Emit the data below verbatim, stripping out any pictures.

***

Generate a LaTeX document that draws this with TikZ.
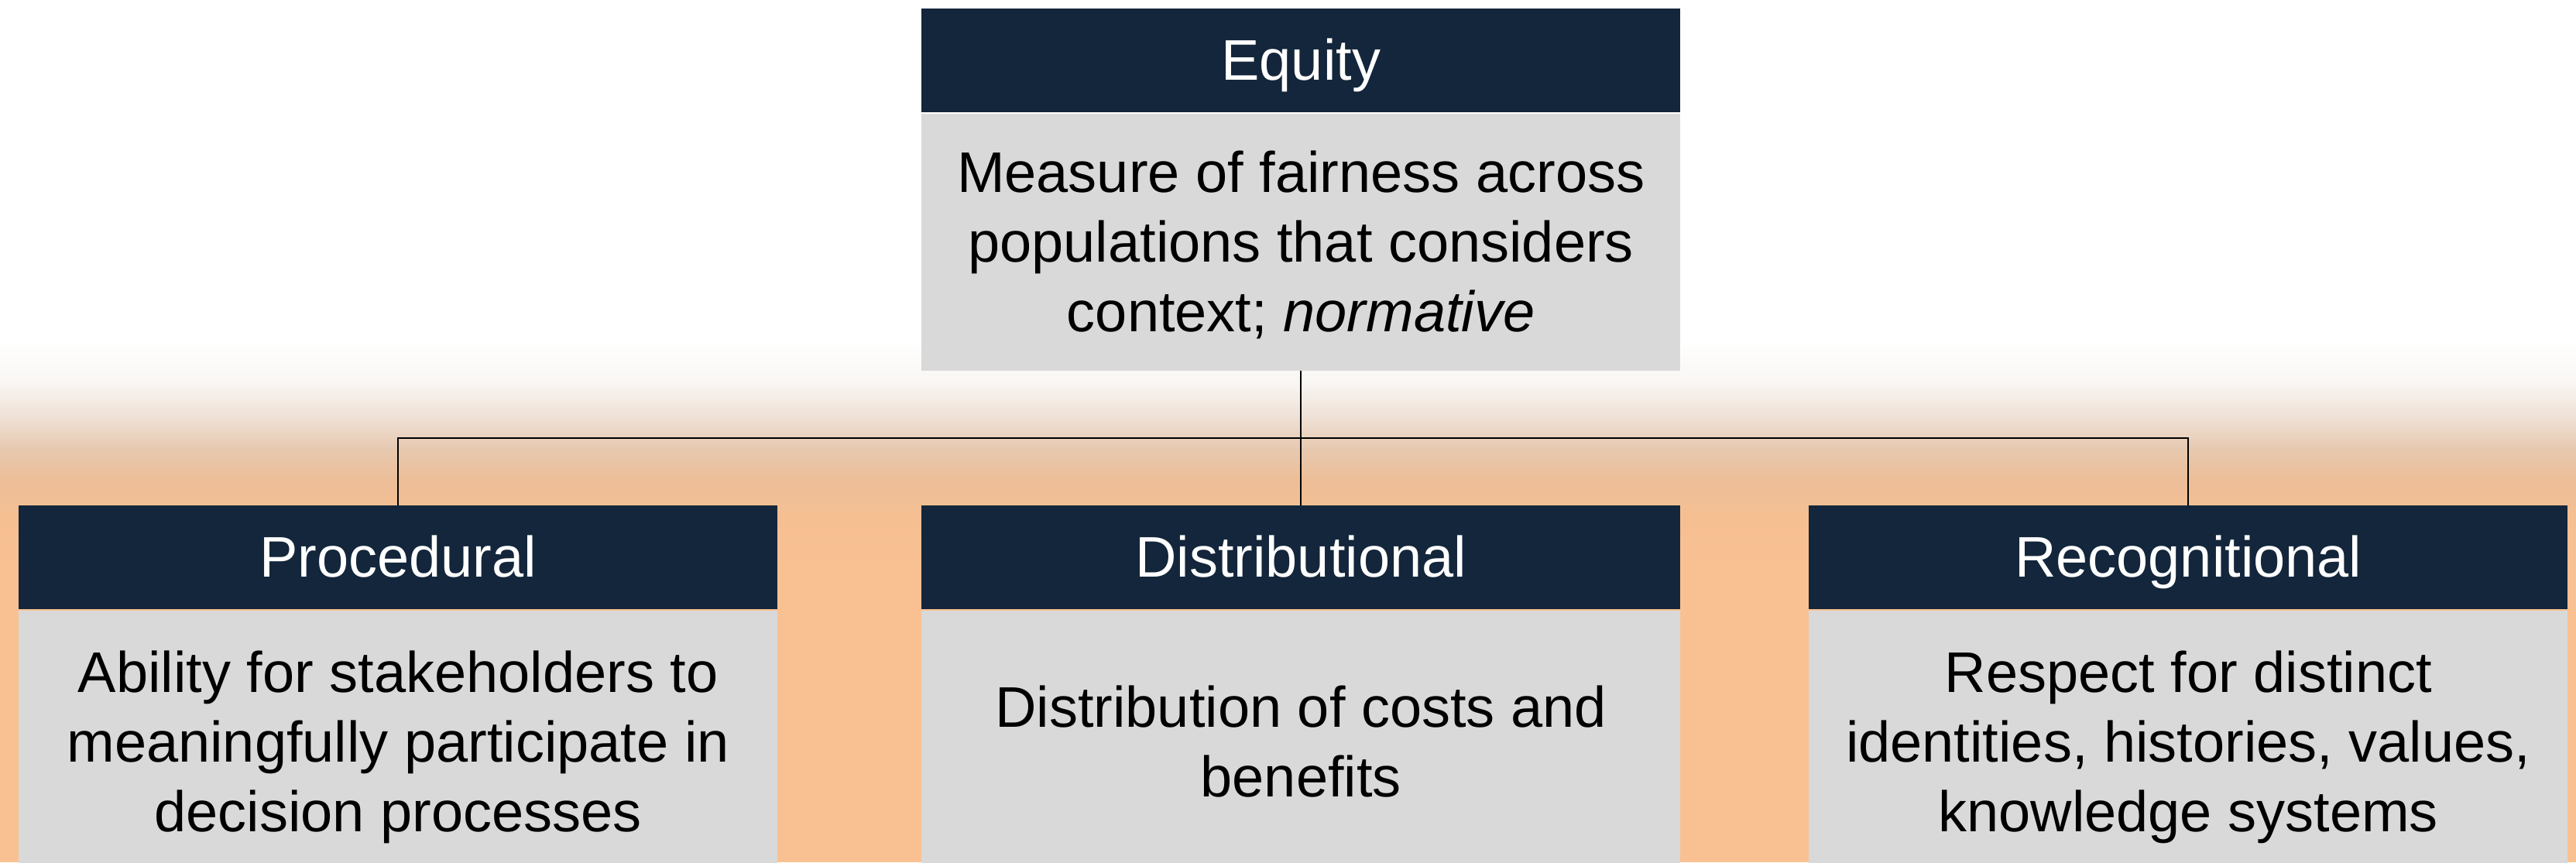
\documentclass[tikz,border=0pt]{standalone}
\usepackage{fontspec}
\setmainfont{Liberation Sans}
\definecolor{navy}{HTML}{13263B}
\definecolor{boxgray}{HTML}{D9D9D9}
\definecolor{peach}{HTML}{F9C192}
\newcommand\lsfstrut{\rule[-0.212em]{0pt}{1.117em}}
\begin{document}
\begin{tikzpicture}[x=1pt,y=-1pt,
  hdr/.style={fill=navy, text=white, minimum width=980pt, minimum height=134pt,
    inner sep=0pt, anchor=north west, font=\fontsize{74}{90}\selectfont},
  bdy/.style={fill=boxgray, text=black, minimum width=980pt, minimum height=340pt,
    inner sep=0pt, anchor=north west, align=center, font=\fontsize{74}{90}\selectfont},
  link/.style={draw=black, line width=1.6pt}]
\useasboundingbox (0,0) rectangle (3327,1114);
\clip (0,0) rectangle (3327,1114);

% background: white top fading into a peach lower band
\fill[white] (0,0) rectangle (3327,1114);
\shade[top color=white, bottom color={rgb,255:red,249;green,246;blue,243}] (0,440) rectangle (3327,495);
\shade[top color={rgb,255:red,249;green,246;blue,243}, bottom color={rgb,255:red,238;green,223;blue,211}] (0,494.5) rectangle (3327,542);
\shade[top color={rgb,255:red,238;green,223;blue,211}, bottom color={rgb,255:red,231;green,201;blue,176}] (0,541.5) rectangle (3327,580);
\shade[top color={rgb,255:red,231;green,201;blue,176}, bottom color={rgb,255:red,236;green,190;blue,152}] (0,579.5) rectangle (3327,620);
\shade[top color={rgb,255:red,236;green,190;blue,152}, bottom color={rgb,255:red,246;green,191;blue,146}] (0,619.5) rectangle (3327,670);
\shade[top color={rgb,255:red,246;green,191;blue,146}, bottom color=peach] (0,669.5) rectangle (3327,740);
\fill[peach] (0,739.5) rectangle (3327,1114);

% top box
\node[hdr] (equityH) at (1190,11) {\lsfstrut Equity};
\node[bdy, minimum height=332pt] (equityB) at (1190,147)
  {\lsfstrut Measure of fairness across\\ \lsfstrut populations that considers\\ \lsfstrut context; \textit{normative}};

% three lower boxes
\node[hdr] (procH) at (24,653) {\lsfstrut Procedural};
\node[bdy] (procB) at (24,789)
  {\lsfstrut Ability for stakeholders to\\ \lsfstrut meaningfully participate in\\ \lsfstrut decision processes};

\node[hdr] (distH) at (1190,653) {\lsfstrut Distributional};
\node[bdy] (distB) at (1190,789)
  {\lsfstrut Distribution of costs and\\ \lsfstrut benefits};

\node[hdr] (recH) at (2336,653) {\lsfstrut Recognitional};
\node[bdy] (recB) at (2336,789)
  {\lsfstrut Respect for distinct\\ \lsfstrut identities, histories, values,\\ \lsfstrut knowledge systems};

% connectors
\coordinate (bus) at (1680,566);
\draw[link] (equityB.south) -- (distH.north);
\draw[link] (procH.north) |- (bus) -| (recH.north);
\end{tikzpicture}
\end{document}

***

> _Written response_
Generate a LaTeX document that draws this with TikZ.
\documentclass[tikz,border=0pt]{standalone}
\usepackage{fontspec}
\setmainfont{Liberation Sans}
\definecolor{navy}{HTML}{13263B}
\definecolor{boxgray}{HTML}{D9D9D9}
\definecolor{peach}{HTML}{F9C192}
\newcommand\lsfstrut{\rule[-0.212em]{0pt}{1.117em}}
\begin{document}
\begin{tikzpicture}[x=1pt,y=-1pt,
  hdr/.style={fill=navy, text=white, minimum width=980pt, minimum height=134pt,
    inner sep=0pt, anchor=north west, font=\fontsize{74}{90}\selectfont},
  bdy/.style={fill=boxgray, text=black, minimum width=980pt, minimum height=340pt,
    inner sep=0pt, anchor=north west, align=center, font=\fontsize{74}{90}\selectfont},
  link/.style={draw=black, line width=1.6pt}]
\useasboundingbox (0,0) rectangle (3327,1114);
\clip (0,0) rectangle (3327,1114);

% background: white top fading into a peach lower band
\fill[white] (0,0) rectangle (3327,1114);
\shade[top color=white, bottom color={rgb,255:red,249;green,246;blue,243}] (0,440) rectangle (3327,495);
\shade[top color={rgb,255:red,249;green,246;blue,243}, bottom color={rgb,255:red,238;green,223;blue,211}] (0,494.5) rectangle (3327,542);
\shade[top color={rgb,255:red,238;green,223;blue,211}, bottom color={rgb,255:red,231;green,201;blue,176}] (0,541.5) rectangle (3327,580);
\shade[top color={rgb,255:red,231;green,201;blue,176}, bottom color={rgb,255:red,236;green,190;blue,152}] (0,579.5) rectangle (3327,620);
\shade[top color={rgb,255:red,236;green,190;blue,152}, bottom color={rgb,255:red,246;green,191;blue,146}] (0,619.5) rectangle (3327,670);
\shade[top color={rgb,255:red,246;green,191;blue,146}, bottom color=peach] (0,669.5) rectangle (3327,740);
\fill[peach] (0,739.5) rectangle (3327,1114);

% top box
\node[hdr] (equityH) at (1190,11) {\lsfstrut Equity};
\node[bdy, minimum height=332pt] (equityB) at (1190,147)
  {\lsfstrut Measure of fairness across\\ \lsfstrut populations that considers\\ \lsfstrut context; \textit{normative}};

% three lower boxes
\node[hdr] (procH) at (24,653) {\lsfstrut Procedural};
\node[bdy] (procB) at (24,789)
  {\lsfstrut Ability for stakeholders to\\ \lsfstrut meaningfully participate in\\ \lsfstrut decision processes};

\node[hdr] (distH) at (1190,653) {\lsfstrut Distributional};
\node[bdy] (distB) at (1190,789)
  {\lsfstrut Distribution of costs and\\ \lsfstrut benefits};

\node[hdr] (recH) at (2336,653) {\lsfstrut Recognitional};
\node[bdy] (recB) at (2336,789)
  {\lsfstrut Respect for distinct\\ \lsfstrut identities, histories, values,\\ \lsfstrut knowledge systems};

% connectors
\coordinate (bus) at (1680,566);
\draw[link] (equityB.south) -- (distH.north);
\draw[link] (procH.north) |- (bus) -| (recH.north);
\end{tikzpicture}
\end{document}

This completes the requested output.